→ RECORDS FOR PROCESSING:

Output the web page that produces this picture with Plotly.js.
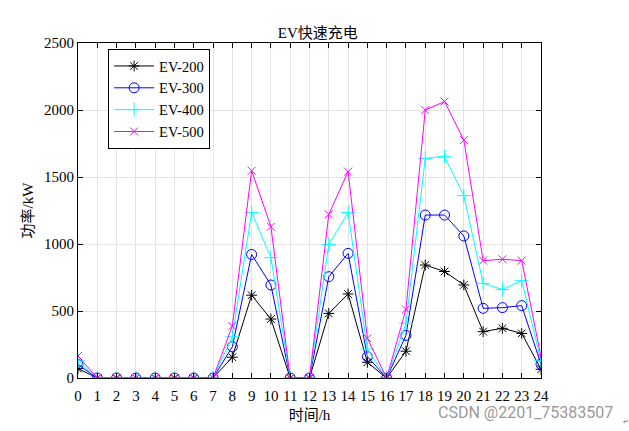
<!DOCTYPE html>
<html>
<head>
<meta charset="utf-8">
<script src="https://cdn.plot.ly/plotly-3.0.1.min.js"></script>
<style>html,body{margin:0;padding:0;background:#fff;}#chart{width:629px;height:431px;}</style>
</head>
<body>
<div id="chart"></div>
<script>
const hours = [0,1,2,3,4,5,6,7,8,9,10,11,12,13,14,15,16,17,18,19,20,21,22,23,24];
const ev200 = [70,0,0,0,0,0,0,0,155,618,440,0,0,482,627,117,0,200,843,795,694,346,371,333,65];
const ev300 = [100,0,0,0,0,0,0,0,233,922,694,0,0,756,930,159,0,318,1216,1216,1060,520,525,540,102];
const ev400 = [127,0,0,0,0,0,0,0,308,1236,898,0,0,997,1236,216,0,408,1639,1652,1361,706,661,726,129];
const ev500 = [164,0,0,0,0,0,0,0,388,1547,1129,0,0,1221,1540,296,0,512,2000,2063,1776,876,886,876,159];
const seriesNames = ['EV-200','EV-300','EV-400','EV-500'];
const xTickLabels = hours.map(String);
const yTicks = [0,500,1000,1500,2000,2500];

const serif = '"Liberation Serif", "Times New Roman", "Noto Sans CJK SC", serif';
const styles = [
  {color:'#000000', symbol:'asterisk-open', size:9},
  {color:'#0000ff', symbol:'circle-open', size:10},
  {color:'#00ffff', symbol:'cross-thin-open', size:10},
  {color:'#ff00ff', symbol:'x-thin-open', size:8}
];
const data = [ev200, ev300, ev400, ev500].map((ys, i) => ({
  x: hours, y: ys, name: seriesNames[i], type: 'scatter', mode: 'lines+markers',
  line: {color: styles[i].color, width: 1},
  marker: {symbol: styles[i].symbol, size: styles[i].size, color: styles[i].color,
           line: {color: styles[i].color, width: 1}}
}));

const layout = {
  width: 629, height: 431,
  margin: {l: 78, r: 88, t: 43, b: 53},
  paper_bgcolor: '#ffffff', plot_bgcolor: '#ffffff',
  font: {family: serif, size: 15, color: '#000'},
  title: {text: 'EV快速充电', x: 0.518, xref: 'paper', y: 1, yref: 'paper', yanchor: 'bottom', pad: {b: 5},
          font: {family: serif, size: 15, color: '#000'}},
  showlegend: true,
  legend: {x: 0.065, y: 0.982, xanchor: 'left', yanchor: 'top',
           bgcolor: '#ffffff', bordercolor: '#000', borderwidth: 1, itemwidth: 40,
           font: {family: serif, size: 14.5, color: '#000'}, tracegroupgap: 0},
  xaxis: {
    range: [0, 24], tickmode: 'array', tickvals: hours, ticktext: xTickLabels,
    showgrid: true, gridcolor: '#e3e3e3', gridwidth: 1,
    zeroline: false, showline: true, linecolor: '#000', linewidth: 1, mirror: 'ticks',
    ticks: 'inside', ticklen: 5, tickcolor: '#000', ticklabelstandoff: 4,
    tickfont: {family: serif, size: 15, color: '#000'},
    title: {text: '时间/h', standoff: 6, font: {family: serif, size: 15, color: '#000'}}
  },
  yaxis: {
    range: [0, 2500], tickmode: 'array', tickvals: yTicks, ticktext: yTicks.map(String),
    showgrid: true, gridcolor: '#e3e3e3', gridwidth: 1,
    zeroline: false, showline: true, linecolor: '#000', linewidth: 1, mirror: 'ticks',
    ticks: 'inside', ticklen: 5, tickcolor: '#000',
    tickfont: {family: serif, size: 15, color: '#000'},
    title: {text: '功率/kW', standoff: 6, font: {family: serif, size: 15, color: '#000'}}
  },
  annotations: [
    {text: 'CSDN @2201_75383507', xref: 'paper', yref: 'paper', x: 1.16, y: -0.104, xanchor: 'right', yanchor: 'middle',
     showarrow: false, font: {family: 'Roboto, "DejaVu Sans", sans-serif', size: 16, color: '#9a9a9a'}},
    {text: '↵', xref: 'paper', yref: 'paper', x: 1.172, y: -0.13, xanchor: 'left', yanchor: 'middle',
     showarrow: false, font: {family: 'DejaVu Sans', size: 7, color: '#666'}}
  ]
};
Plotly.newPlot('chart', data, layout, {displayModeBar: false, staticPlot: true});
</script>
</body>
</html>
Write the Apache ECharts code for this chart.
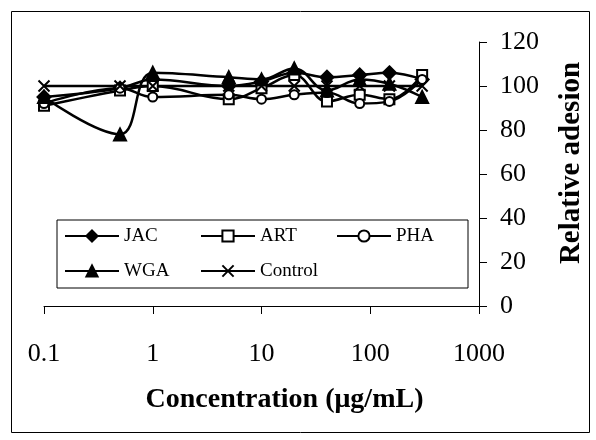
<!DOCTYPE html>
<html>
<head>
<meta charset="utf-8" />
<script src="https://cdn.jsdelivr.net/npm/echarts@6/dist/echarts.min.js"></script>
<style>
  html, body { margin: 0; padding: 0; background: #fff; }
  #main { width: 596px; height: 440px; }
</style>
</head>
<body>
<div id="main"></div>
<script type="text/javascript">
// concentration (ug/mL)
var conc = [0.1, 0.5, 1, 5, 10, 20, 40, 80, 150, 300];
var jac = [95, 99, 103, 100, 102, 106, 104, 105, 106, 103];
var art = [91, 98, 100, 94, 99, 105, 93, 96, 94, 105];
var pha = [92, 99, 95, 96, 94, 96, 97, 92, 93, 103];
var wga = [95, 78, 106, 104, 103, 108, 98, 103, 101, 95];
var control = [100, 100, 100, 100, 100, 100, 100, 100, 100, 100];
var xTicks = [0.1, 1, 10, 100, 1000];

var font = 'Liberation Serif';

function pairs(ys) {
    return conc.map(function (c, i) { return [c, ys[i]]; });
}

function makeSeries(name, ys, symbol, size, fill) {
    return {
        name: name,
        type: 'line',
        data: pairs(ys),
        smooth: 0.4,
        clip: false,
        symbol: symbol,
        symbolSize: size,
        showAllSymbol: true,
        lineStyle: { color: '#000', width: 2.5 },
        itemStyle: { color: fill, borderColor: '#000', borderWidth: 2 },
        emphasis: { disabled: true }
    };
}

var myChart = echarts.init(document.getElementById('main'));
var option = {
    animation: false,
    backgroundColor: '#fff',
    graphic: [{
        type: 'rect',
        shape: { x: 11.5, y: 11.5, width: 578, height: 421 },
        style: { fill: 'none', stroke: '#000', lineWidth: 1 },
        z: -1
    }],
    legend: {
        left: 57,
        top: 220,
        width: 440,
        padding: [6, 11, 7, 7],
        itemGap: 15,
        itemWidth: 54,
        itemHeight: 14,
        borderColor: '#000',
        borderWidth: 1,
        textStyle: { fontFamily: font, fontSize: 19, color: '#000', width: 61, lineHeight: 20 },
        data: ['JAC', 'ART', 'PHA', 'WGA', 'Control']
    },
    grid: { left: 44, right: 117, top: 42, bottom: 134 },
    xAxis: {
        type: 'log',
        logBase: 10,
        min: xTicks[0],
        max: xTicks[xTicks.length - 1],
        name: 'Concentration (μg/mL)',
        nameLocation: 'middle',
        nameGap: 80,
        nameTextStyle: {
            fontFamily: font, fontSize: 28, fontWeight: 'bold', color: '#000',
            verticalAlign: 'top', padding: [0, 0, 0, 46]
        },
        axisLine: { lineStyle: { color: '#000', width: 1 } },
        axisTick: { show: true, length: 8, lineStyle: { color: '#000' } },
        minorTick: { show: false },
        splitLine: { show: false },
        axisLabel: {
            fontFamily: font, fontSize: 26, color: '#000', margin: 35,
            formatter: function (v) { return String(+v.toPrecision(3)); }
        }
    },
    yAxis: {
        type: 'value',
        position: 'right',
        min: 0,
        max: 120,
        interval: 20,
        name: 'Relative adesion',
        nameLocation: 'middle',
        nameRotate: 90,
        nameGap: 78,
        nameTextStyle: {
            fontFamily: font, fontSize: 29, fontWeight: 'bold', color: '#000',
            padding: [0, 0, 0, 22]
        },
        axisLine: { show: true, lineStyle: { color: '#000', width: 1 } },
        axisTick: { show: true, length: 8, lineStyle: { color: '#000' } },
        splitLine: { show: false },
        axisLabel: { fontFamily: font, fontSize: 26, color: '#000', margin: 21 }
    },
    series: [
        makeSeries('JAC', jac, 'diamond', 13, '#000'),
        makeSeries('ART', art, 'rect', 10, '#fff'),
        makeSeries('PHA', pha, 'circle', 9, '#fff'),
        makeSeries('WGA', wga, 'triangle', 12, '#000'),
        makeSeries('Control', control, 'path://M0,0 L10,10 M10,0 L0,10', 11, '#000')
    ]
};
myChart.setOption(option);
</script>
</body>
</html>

→ TASK REQUIREMENTS: Only the lines from the one with "Write the Apache ECharts code for this chart." down to the one with "var font = 'Liberation Serif';" belong in your copy, both ends included; write them out exactly and skip any pictures.

→ OUTPUT BELOW:
Write the Apache ECharts code for this chart.
<!DOCTYPE html>
<html>
<head>
<meta charset="utf-8" />
<script src="https://cdn.jsdelivr.net/npm/echarts@6/dist/echarts.min.js"></script>
<style>
  html, body { margin: 0; padding: 0; background: #fff; }
  #main { width: 596px; height: 440px; }
</style>
</head>
<body>
<div id="main"></div>
<script type="text/javascript">
// concentration (ug/mL)
var conc = [0.1, 0.5, 1, 5, 10, 20, 40, 80, 150, 300];
var jac = [95, 99, 103, 100, 102, 106, 104, 105, 106, 103];
var art = [91, 98, 100, 94, 99, 105, 93, 96, 94, 105];
var pha = [92, 99, 95, 96, 94, 96, 97, 92, 93, 103];
var wga = [95, 78, 106, 104, 103, 108, 98, 103, 101, 95];
var control = [100, 100, 100, 100, 100, 100, 100, 100, 100, 100];
var xTicks = [0.1, 1, 10, 100, 1000];

var font = 'Liberation Serif';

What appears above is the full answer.